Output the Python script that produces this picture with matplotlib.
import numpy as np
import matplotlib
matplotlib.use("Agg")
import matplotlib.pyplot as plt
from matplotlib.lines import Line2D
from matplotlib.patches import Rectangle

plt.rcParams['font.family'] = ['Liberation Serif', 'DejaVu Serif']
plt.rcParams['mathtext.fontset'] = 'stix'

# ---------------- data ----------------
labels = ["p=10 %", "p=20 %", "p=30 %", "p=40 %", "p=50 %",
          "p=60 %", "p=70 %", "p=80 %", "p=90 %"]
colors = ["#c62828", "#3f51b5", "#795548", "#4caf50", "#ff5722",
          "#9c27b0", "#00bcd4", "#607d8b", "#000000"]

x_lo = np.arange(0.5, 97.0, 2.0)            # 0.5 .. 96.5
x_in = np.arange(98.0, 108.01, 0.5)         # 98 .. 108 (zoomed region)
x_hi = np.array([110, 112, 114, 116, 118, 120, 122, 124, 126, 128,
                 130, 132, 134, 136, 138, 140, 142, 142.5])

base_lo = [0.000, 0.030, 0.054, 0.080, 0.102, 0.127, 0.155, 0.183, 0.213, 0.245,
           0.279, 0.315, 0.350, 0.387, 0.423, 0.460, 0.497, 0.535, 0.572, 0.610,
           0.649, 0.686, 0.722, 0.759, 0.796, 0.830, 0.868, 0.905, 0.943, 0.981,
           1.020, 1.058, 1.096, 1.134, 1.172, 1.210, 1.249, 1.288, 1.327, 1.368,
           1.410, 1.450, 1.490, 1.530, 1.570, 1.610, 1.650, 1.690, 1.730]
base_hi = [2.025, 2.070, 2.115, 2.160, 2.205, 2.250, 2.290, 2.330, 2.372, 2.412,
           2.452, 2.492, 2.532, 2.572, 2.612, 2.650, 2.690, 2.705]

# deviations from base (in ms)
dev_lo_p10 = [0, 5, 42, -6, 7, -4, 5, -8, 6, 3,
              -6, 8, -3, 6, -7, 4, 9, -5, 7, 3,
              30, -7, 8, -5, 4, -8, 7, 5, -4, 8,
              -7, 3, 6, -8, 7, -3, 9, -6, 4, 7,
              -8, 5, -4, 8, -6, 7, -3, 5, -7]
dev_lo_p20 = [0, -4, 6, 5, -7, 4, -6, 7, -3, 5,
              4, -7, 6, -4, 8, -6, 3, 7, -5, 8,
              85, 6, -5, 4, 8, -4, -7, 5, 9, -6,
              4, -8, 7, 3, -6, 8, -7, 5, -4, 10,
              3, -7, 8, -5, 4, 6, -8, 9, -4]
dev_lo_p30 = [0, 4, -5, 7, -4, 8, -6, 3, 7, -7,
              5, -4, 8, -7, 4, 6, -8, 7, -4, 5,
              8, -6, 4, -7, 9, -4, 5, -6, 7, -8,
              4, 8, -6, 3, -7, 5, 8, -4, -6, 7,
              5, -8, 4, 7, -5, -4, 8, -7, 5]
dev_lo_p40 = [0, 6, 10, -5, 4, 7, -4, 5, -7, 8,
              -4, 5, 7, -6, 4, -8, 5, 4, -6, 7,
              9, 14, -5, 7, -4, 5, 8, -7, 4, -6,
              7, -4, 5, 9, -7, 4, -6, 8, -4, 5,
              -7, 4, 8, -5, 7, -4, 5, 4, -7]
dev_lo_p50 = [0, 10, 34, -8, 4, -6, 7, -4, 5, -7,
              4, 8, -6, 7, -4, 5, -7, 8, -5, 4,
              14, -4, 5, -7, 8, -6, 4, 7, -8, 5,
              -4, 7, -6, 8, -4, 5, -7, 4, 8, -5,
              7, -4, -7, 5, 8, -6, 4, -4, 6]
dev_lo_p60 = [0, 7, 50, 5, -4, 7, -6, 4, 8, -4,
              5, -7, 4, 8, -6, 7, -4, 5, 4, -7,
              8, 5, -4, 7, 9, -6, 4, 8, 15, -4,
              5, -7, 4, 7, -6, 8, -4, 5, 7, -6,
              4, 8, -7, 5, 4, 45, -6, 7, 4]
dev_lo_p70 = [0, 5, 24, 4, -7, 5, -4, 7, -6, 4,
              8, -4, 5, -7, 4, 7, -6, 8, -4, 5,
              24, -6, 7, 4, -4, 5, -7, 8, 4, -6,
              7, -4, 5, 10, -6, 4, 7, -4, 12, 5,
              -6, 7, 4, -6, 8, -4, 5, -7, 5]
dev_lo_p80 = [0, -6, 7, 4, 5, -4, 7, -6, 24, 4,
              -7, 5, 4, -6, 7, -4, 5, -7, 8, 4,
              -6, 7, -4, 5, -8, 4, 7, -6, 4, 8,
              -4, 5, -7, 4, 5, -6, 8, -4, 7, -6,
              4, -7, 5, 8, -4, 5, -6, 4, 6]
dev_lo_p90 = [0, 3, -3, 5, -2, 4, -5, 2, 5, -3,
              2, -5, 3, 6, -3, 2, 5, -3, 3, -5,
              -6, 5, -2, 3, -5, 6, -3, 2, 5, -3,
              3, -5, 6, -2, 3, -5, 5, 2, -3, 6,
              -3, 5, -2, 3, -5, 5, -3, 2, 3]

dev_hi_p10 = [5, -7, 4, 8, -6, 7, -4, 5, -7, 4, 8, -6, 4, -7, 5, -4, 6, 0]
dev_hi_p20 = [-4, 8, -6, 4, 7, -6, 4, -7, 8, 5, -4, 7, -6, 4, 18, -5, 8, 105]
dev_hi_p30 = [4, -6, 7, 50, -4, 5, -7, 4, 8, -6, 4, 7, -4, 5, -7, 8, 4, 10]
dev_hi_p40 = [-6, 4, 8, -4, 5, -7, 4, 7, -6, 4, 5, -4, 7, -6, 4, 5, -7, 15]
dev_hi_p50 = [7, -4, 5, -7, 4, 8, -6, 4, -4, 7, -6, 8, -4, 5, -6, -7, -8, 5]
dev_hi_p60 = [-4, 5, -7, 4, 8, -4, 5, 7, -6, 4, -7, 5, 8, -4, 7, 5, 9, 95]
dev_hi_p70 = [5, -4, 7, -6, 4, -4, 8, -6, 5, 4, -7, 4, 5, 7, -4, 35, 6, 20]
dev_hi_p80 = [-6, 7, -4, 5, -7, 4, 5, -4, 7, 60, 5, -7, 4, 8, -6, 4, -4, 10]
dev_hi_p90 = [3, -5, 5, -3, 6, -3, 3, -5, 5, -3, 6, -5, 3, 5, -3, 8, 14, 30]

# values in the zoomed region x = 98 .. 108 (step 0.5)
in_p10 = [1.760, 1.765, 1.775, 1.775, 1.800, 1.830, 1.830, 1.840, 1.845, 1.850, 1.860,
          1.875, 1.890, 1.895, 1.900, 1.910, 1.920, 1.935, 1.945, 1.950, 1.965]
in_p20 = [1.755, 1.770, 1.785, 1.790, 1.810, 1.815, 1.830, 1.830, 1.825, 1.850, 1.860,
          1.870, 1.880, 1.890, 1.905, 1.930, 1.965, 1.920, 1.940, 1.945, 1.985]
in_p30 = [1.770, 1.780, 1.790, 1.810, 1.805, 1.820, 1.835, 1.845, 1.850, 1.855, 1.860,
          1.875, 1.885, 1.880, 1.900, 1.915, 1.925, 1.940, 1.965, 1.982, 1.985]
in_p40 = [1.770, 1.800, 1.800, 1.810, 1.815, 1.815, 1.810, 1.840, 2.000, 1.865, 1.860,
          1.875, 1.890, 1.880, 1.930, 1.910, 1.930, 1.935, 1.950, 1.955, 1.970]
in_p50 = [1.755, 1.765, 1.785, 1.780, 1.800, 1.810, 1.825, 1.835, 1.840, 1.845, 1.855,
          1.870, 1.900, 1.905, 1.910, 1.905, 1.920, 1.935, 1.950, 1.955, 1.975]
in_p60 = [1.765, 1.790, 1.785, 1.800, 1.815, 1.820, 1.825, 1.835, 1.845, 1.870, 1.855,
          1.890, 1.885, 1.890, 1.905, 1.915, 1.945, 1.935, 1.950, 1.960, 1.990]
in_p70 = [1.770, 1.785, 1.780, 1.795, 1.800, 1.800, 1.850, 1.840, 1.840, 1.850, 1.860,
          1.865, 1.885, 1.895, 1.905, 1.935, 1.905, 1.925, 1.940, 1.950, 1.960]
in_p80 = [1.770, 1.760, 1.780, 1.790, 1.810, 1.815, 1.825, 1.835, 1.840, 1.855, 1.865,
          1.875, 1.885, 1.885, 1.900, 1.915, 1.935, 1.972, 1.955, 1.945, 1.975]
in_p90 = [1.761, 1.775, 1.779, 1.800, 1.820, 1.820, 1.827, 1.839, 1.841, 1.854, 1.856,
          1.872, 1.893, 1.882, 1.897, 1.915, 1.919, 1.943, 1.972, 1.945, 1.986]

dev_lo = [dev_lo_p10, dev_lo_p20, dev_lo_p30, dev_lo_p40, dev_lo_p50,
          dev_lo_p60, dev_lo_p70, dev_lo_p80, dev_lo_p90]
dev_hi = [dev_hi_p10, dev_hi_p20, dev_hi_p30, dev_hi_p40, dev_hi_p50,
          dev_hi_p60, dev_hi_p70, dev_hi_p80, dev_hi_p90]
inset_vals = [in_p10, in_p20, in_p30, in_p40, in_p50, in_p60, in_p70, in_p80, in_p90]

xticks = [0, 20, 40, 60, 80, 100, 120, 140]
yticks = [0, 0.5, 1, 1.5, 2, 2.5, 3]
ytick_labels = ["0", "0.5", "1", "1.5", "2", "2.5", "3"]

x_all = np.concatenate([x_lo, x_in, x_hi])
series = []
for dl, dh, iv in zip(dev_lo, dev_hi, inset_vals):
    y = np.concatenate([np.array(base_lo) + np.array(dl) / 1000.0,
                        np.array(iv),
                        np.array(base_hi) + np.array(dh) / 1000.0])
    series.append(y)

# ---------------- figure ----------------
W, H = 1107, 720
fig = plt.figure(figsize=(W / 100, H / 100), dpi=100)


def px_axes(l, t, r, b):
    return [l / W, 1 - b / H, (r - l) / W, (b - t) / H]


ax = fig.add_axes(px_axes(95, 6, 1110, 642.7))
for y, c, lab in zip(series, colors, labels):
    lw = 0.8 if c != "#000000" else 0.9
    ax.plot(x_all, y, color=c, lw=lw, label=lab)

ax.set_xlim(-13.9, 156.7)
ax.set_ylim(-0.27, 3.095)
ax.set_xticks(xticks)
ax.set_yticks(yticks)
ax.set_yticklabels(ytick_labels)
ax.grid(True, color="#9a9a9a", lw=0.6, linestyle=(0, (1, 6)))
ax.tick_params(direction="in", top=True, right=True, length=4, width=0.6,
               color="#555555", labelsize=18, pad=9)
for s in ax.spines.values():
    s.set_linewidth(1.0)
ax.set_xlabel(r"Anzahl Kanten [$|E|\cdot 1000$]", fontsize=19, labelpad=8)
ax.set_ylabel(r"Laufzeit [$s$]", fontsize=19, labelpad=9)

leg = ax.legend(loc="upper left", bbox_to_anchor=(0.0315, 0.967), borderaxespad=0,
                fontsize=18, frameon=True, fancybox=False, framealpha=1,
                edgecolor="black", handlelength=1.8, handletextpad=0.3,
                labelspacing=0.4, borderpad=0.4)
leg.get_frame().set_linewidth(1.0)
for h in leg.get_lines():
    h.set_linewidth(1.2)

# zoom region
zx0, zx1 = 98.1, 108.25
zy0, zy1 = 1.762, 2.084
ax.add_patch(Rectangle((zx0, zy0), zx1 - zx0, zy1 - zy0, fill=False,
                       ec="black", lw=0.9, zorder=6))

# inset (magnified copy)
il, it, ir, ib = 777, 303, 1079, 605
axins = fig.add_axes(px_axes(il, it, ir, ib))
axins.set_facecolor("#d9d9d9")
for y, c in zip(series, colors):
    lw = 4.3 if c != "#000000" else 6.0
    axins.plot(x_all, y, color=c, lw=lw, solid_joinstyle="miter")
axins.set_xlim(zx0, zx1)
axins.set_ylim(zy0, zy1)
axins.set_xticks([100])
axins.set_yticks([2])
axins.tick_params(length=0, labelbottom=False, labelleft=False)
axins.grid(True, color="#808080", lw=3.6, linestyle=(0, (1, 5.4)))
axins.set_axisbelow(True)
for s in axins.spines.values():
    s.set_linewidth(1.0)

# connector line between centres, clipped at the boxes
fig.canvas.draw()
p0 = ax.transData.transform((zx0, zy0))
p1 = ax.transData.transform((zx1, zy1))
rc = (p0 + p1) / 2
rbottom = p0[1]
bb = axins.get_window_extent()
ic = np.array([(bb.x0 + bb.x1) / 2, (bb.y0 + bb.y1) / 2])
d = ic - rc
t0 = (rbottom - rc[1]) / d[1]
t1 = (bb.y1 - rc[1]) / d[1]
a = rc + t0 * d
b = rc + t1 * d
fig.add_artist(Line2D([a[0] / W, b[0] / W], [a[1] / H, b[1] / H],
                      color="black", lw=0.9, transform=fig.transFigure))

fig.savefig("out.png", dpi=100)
────────
Problem: Print the listing above from its first line through the line with "2.452, 2.492, 2.532, 2.572, 2.612, 2.650, 2.690, 2.705]", and stop there.

Output below:
Output the Python script that produces this picture with matplotlib.
import numpy as np
import matplotlib
matplotlib.use("Agg")
import matplotlib.pyplot as plt
from matplotlib.lines import Line2D
from matplotlib.patches import Rectangle

plt.rcParams['font.family'] = ['Liberation Serif', 'DejaVu Serif']
plt.rcParams['mathtext.fontset'] = 'stix'

# ---------------- data ----------------
labels = ["p=10 %", "p=20 %", "p=30 %", "p=40 %", "p=50 %",
          "p=60 %", "p=70 %", "p=80 %", "p=90 %"]
colors = ["#c62828", "#3f51b5", "#795548", "#4caf50", "#ff5722",
          "#9c27b0", "#00bcd4", "#607d8b", "#000000"]

x_lo = np.arange(0.5, 97.0, 2.0)            # 0.5 .. 96.5
x_in = np.arange(98.0, 108.01, 0.5)         # 98 .. 108 (zoomed region)
x_hi = np.array([110, 112, 114, 116, 118, 120, 122, 124, 126, 128,
                 130, 132, 134, 136, 138, 140, 142, 142.5])

base_lo = [0.000, 0.030, 0.054, 0.080, 0.102, 0.127, 0.155, 0.183, 0.213, 0.245,
           0.279, 0.315, 0.350, 0.387, 0.423, 0.460, 0.497, 0.535, 0.572, 0.610,
           0.649, 0.686, 0.722, 0.759, 0.796, 0.830, 0.868, 0.905, 0.943, 0.981,
           1.020, 1.058, 1.096, 1.134, 1.172, 1.210, 1.249, 1.288, 1.327, 1.368,
           1.410, 1.450, 1.490, 1.530, 1.570, 1.610, 1.650, 1.690, 1.730]
base_hi = [2.025, 2.070, 2.115, 2.160, 2.205, 2.250, 2.290, 2.330, 2.372, 2.412,
           2.452, 2.492, 2.532, 2.572, 2.612, 2.650, 2.690, 2.705]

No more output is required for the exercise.